Look through the data for the string "matplotlib". Copy every line where it is found.

[Start Data section]

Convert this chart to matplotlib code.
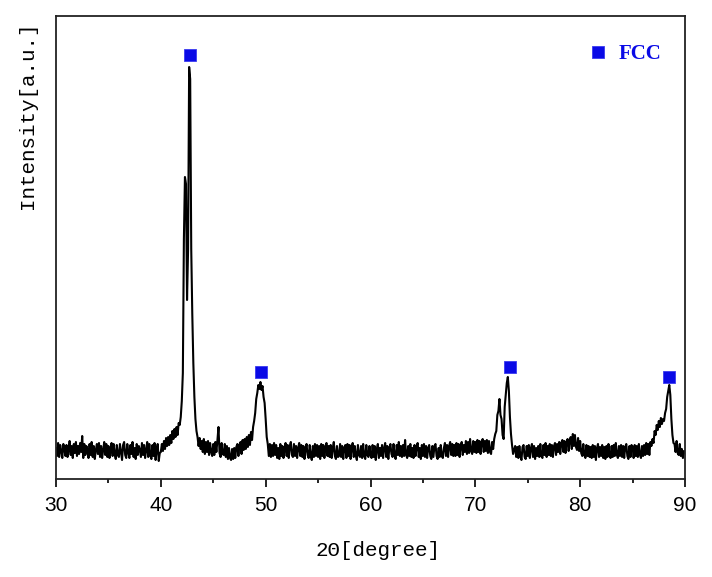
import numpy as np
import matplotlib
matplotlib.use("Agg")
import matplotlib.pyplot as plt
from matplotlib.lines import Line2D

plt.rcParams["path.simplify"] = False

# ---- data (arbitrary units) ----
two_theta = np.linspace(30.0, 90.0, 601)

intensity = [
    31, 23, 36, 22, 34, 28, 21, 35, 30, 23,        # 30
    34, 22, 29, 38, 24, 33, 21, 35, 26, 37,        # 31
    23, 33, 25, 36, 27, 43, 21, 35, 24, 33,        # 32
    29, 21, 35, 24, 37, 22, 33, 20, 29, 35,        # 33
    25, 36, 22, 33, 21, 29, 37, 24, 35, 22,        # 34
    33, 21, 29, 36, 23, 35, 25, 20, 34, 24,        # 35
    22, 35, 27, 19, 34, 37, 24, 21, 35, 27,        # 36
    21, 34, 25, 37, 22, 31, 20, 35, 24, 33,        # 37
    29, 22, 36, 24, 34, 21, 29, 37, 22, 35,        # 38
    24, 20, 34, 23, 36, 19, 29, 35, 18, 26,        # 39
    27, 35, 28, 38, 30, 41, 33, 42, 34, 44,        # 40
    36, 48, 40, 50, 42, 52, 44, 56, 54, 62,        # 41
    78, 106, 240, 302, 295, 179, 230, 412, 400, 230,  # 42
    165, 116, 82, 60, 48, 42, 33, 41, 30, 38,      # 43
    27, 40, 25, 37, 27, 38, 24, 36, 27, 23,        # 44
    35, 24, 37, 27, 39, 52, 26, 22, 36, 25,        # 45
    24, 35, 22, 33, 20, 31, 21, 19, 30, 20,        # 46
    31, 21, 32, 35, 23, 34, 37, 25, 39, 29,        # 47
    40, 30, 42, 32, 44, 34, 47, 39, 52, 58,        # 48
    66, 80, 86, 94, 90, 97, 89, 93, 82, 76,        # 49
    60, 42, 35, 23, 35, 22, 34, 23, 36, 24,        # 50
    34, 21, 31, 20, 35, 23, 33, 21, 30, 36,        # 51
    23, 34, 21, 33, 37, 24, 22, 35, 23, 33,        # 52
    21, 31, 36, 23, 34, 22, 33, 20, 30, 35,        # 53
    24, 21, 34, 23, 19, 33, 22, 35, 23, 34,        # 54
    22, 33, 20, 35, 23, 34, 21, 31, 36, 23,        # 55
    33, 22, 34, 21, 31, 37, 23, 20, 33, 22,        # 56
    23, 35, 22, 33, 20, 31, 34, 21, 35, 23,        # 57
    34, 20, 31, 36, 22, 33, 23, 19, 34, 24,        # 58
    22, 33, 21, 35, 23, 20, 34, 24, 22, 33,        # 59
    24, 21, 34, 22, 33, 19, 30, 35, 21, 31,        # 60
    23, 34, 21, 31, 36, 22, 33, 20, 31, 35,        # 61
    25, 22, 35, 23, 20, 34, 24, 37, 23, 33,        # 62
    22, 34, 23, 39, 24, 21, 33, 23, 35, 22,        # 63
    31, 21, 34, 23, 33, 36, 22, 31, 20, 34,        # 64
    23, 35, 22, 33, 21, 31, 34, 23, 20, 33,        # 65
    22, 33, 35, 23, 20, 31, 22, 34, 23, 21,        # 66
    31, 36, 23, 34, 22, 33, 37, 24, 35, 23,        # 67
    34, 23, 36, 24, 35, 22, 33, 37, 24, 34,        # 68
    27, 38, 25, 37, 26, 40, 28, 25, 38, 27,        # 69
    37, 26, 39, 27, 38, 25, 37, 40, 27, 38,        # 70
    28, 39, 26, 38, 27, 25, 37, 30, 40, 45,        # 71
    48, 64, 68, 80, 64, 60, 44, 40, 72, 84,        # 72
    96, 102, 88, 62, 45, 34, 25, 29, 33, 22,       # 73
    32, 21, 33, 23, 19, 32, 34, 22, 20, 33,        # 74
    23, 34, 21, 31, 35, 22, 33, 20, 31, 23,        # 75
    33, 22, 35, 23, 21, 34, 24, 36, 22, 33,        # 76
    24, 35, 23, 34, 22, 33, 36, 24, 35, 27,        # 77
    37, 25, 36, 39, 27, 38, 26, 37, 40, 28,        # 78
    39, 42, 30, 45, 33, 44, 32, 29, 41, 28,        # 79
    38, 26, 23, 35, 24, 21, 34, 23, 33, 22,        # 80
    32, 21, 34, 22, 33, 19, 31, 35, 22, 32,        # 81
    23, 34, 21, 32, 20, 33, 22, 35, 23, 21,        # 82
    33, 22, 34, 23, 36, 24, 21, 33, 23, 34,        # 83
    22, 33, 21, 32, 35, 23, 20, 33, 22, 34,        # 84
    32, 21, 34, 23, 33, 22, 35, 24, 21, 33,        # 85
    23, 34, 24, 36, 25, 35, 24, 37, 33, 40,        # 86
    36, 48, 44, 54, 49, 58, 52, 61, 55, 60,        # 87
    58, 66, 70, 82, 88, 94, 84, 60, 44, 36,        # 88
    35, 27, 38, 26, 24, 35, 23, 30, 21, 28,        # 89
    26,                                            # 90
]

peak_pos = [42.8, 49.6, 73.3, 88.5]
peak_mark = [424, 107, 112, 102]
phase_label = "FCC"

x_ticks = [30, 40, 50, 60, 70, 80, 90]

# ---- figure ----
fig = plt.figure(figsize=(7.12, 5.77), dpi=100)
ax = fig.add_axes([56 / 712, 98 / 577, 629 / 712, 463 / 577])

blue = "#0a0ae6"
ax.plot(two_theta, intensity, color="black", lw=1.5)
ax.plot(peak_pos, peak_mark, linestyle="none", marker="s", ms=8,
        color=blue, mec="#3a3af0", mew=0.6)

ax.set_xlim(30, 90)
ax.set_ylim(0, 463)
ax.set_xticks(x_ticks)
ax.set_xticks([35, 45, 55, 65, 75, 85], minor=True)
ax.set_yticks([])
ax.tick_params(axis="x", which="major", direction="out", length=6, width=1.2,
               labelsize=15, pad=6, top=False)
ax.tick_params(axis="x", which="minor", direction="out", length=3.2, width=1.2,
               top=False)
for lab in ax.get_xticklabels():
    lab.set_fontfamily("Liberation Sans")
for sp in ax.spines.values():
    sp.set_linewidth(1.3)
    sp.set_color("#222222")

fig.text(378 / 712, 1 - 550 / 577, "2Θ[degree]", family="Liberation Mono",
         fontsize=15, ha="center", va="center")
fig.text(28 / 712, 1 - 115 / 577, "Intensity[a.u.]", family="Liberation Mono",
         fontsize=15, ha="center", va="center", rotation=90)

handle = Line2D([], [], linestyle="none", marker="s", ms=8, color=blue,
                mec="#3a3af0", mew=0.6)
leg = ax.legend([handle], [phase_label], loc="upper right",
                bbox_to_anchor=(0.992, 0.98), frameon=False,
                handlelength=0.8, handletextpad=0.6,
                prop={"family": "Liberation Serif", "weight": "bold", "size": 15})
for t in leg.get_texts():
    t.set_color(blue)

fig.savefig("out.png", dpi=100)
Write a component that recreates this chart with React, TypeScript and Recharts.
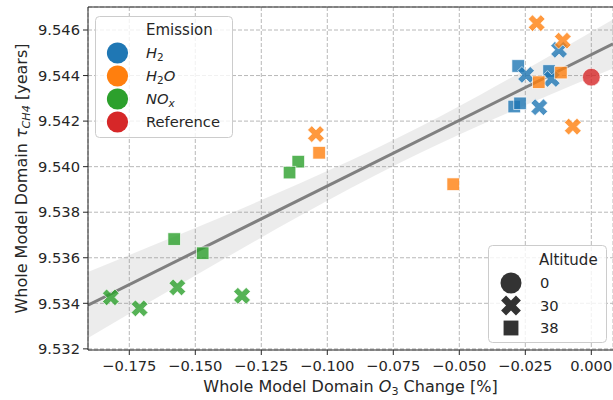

[End Data section]

Solution -
Convert this chart to matplotlib code.
import matplotlib
matplotlib.use("Agg")
import matplotlib.pyplot as plt
from matplotlib.lines import Line2D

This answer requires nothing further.